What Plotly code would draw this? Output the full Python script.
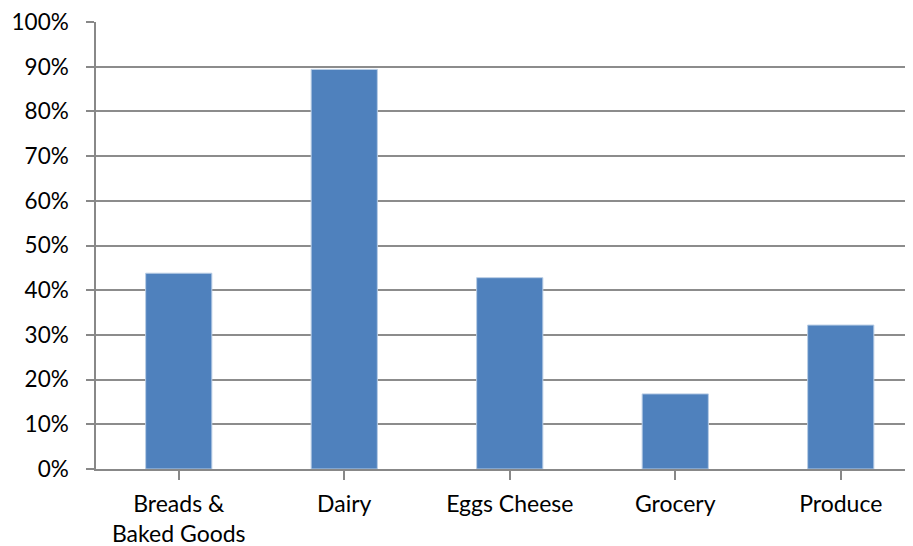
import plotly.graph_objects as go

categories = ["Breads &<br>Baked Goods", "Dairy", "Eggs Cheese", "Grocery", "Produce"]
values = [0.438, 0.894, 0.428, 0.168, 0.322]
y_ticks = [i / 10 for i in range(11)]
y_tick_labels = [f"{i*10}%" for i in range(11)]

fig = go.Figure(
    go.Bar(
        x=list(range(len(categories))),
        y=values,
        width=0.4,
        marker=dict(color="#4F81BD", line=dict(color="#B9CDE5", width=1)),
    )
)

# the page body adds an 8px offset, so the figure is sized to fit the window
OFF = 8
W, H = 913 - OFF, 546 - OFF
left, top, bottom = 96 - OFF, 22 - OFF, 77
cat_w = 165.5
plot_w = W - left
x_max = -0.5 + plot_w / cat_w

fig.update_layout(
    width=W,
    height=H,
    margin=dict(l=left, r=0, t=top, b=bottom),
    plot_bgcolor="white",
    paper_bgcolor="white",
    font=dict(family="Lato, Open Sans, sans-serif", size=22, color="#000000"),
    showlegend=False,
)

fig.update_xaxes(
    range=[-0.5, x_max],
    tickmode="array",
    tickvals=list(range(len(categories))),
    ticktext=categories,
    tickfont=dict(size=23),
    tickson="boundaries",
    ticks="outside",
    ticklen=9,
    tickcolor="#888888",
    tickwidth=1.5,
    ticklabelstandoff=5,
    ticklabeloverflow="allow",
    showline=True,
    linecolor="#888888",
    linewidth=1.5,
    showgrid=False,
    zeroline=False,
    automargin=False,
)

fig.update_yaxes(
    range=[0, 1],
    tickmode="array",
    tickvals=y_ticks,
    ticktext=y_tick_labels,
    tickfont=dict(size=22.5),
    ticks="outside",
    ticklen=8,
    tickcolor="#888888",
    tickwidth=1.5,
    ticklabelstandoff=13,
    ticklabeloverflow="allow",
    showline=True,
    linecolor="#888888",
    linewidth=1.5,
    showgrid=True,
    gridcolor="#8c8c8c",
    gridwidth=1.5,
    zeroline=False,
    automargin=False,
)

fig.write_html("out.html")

━━━━━━━━━━━━━━━━━━━━━━━━━━━━━━

### Given problem:
Exactly as written, return every line of the listing, but not the pictures.

### Output below:
What Plotly code would draw this? Output the full Python script.
import plotly.graph_objects as go

categories = ["Breads &<br>Baked Goods", "Dairy", "Eggs Cheese", "Grocery", "Produce"]
values = [0.438, 0.894, 0.428, 0.168, 0.322]
y_ticks = [i / 10 for i in range(11)]
y_tick_labels = [f"{i*10}%" for i in range(11)]

fig = go.Figure(
    go.Bar(
        x=list(range(len(categories))),
        y=values,
        width=0.4,
        marker=dict(color="#4F81BD", line=dict(color="#B9CDE5", width=1)),
    )
)

# the page body adds an 8px offset, so the figure is sized to fit the window
OFF = 8
W, H = 913 - OFF, 546 - OFF
left, top, bottom = 96 - OFF, 22 - OFF, 77
cat_w = 165.5
plot_w = W - left
x_max = -0.5 + plot_w / cat_w

fig.update_layout(
    width=W,
    height=H,
    margin=dict(l=left, r=0, t=top, b=bottom),
    plot_bgcolor="white",
    paper_bgcolor="white",
    font=dict(family="Lato, Open Sans, sans-serif", size=22, color="#000000"),
    showlegend=False,
)

fig.update_xaxes(
    range=[-0.5, x_max],
    tickmode="array",
    tickvals=list(range(len(categories))),
    ticktext=categories,
    tickfont=dict(size=23),
    tickson="boundaries",
    ticks="outside",
    ticklen=9,
    tickcolor="#888888",
    tickwidth=1.5,
    ticklabelstandoff=5,
    ticklabeloverflow="allow",
    showline=True,
    linecolor="#888888",
    linewidth=1.5,
    showgrid=False,
    zeroline=False,
    automargin=False,
)

fig.update_yaxes(
    range=[0, 1],
    tickmode="array",
    tickvals=y_ticks,
    ticktext=y_tick_labels,
    tickfont=dict(size=22.5),
    ticks="outside",
    ticklen=8,
    tickcolor="#888888",
    tickwidth=1.5,
    ticklabelstandoff=13,
    ticklabeloverflow="allow",
    showline=True,
    linecolor="#888888",
    linewidth=1.5,
    showgrid=True,
    gridcolor="#8c8c8c",
    gridwidth=1.5,
    zeroline=False,
    automargin=False,
)

fig.write_html("out.html")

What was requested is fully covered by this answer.